** start of Data **

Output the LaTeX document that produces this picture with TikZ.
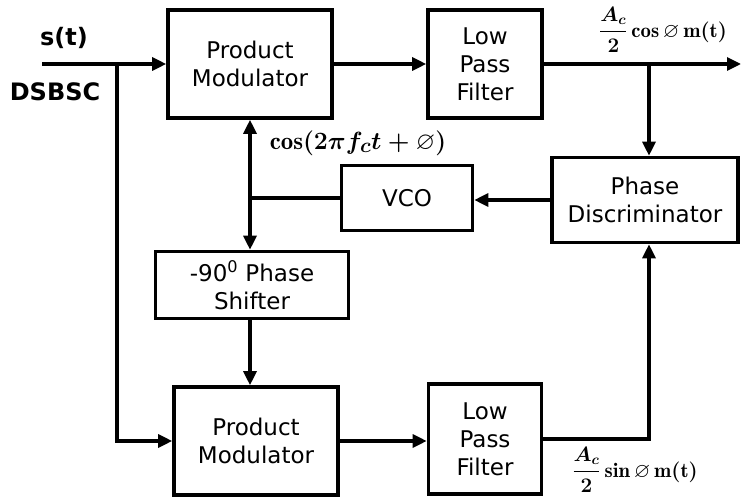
\documentclass[tikz,border=0pt]{standalone}
\usepackage{amssymb}
\usepackage{fontspec}
\newfontfamily\blkfont{DejaVu Sans}
\usetikzlibrary{arrows.meta}
\tikzset{
  blk/.style={draw, line width=3.6pt, align=center, inner sep=0pt,
    font=\blkfont\fontsize{23}{28}\selectfont},
  wire/.style={line width=3.2pt},
  sig/.style={font=\blkfont\bfseries\fontsize{24}{28}\selectfont},
  eqn/.style={font=\fontsize{20.74}{25}\selectfont\boldmath}
}
\begin{document}
\begin{tikzpicture}[x=1pt, y=-1pt, >={Triangle[length=14pt,width=13pt]}]
  \useasboundingbox (0,0) rectangle (742,497);
  % blocks
  \node[blk, minimum width=164pt, minimum height=108pt] (pmtop) at (250,64) {Product\\Modulator};
  \node[blk, minimum width=114pt, minimum height=108pt] (lpftop) at (485,64) {Low\\Pass\\Filter};
  \node[blk, minimum width=186pt, minimum height=85pt] (pd) at (645,200) {Phase\\Discriminator};
  \node[blk, minimum width=131pt, minimum height=65pt] (vco) at (407,198) {VCO};
  \node[blk, minimum width=193pt, minimum height=67pt] (shift) at (252,285) {-90\textsuperscript{0} Phase\\Shifter};
  \node[blk, minimum width=164pt, minimum height=108pt] (pmbot) at (256,441) {Product\\Modulator};
  \node[blk, minimum width=113pt, minimum height=110pt] (lpfbot) at (485,439) {Low\\Pass\\Filter};
  % points on the wires
  \coordinate (in) at (42,64);
  \coordinate (br) at (117,64);
  \coordinate (out) at (741,64);
  \coordinate (tap) at (649,64);
  % labels
  \node[sig] (st) at (64,38) {s(t)};
  \node[sig] (dsb) at (55,92) {DSBSC};
  \node[eqn, font=\fontsize{24.88}{29}\selectfont\boldmath] (carr) at (358,143) {$\cos(2\pi f_c t+\varnothing)$};
  \node[eqn] (icos) at (663,30) {$\displaystyle\frac{A_c}{2}\cos\varnothing\,\mathrm{m(t)}$};
  \node[eqn] (isin) at (635,470) {$\displaystyle\frac{A_c}{2}\sin\varnothing\,\mathrm{m(t)}$};
  % connectors
  \draw[wire, ->] (in) -- (pmtop.west);
  \draw[wire, ->] (br) |- (pmbot.west);
  \draw[wire, ->] (pmtop.east) -- (lpftop.west);
  \draw[wire, ->] (lpftop.east) -- (out);
  \draw[wire, ->] (tap) -- (tap |- pd.north);
  \draw[wire, ->] (pd.west) -- (pd.west -| vco.east);
  \draw[wire] (vco.west) -- (vco.west -| pmtop.south);
  \draw[wire, <->] (pmtop.south) -- (pmtop.south |- shift.north);
  \draw[wire, ->] (pmtop.south |- shift.south) -- (pmtop.south |- pmbot.north);
  \draw[wire, ->] (pmbot.east) -- (pmbot.east -| lpfbot.west);
  \draw[wire, ->] (lpfbot.east) -| (tap |- pd.south);
\end{tikzpicture}
\end{document}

** end of Data **

Do this: Quote everything in the listing above exactly; pictures are the only thing to omit.

The answer:
Output the LaTeX document that produces this picture with TikZ.
\documentclass[tikz,border=0pt]{standalone}
\usepackage{amssymb}
\usepackage{fontspec}
\newfontfamily\blkfont{DejaVu Sans}
\usetikzlibrary{arrows.meta}
\tikzset{
  blk/.style={draw, line width=3.6pt, align=center, inner sep=0pt,
    font=\blkfont\fontsize{23}{28}\selectfont},
  wire/.style={line width=3.2pt},
  sig/.style={font=\blkfont\bfseries\fontsize{24}{28}\selectfont},
  eqn/.style={font=\fontsize{20.74}{25}\selectfont\boldmath}
}
\begin{document}
\begin{tikzpicture}[x=1pt, y=-1pt, >={Triangle[length=14pt,width=13pt]}]
  \useasboundingbox (0,0) rectangle (742,497);
  % blocks
  \node[blk, minimum width=164pt, minimum height=108pt] (pmtop) at (250,64) {Product\\Modulator};
  \node[blk, minimum width=114pt, minimum height=108pt] (lpftop) at (485,64) {Low\\Pass\\Filter};
  \node[blk, minimum width=186pt, minimum height=85pt] (pd) at (645,200) {Phase\\Discriminator};
  \node[blk, minimum width=131pt, minimum height=65pt] (vco) at (407,198) {VCO};
  \node[blk, minimum width=193pt, minimum height=67pt] (shift) at (252,285) {-90\textsuperscript{0} Phase\\Shifter};
  \node[blk, minimum width=164pt, minimum height=108pt] (pmbot) at (256,441) {Product\\Modulator};
  \node[blk, minimum width=113pt, minimum height=110pt] (lpfbot) at (485,439) {Low\\Pass\\Filter};
  % points on the wires
  \coordinate (in) at (42,64);
  \coordinate (br) at (117,64);
  \coordinate (out) at (741,64);
  \coordinate (tap) at (649,64);
  % labels
  \node[sig] (st) at (64,38) {s(t)};
  \node[sig] (dsb) at (55,92) {DSBSC};
  \node[eqn, font=\fontsize{24.88}{29}\selectfont\boldmath] (carr) at (358,143) {$\cos(2\pi f_c t+\varnothing)$};
  \node[eqn] (icos) at (663,30) {$\displaystyle\frac{A_c}{2}\cos\varnothing\,\mathrm{m(t)}$};
  \node[eqn] (isin) at (635,470) {$\displaystyle\frac{A_c}{2}\sin\varnothing\,\mathrm{m(t)}$};
  % connectors
  \draw[wire, ->] (in) -- (pmtop.west);
  \draw[wire, ->] (br) |- (pmbot.west);
  \draw[wire, ->] (pmtop.east) -- (lpftop.west);
  \draw[wire, ->] (lpftop.east) -- (out);
  \draw[wire, ->] (tap) -- (tap |- pd.north);
  \draw[wire, ->] (pd.west) -- (pd.west -| vco.east);
  \draw[wire] (vco.west) -- (vco.west -| pmtop.south);
  \draw[wire, <->] (pmtop.south) -- (pmtop.south |- shift.north);
  \draw[wire, ->] (pmtop.south |- shift.south) -- (pmtop.south |- pmbot.north);
  \draw[wire, ->] (pmbot.east) -- (pmbot.east -| lpfbot.west);
  \draw[wire, ->] (lpfbot.east) -| (tap |- pd.south);
\end{tikzpicture}
\end{document}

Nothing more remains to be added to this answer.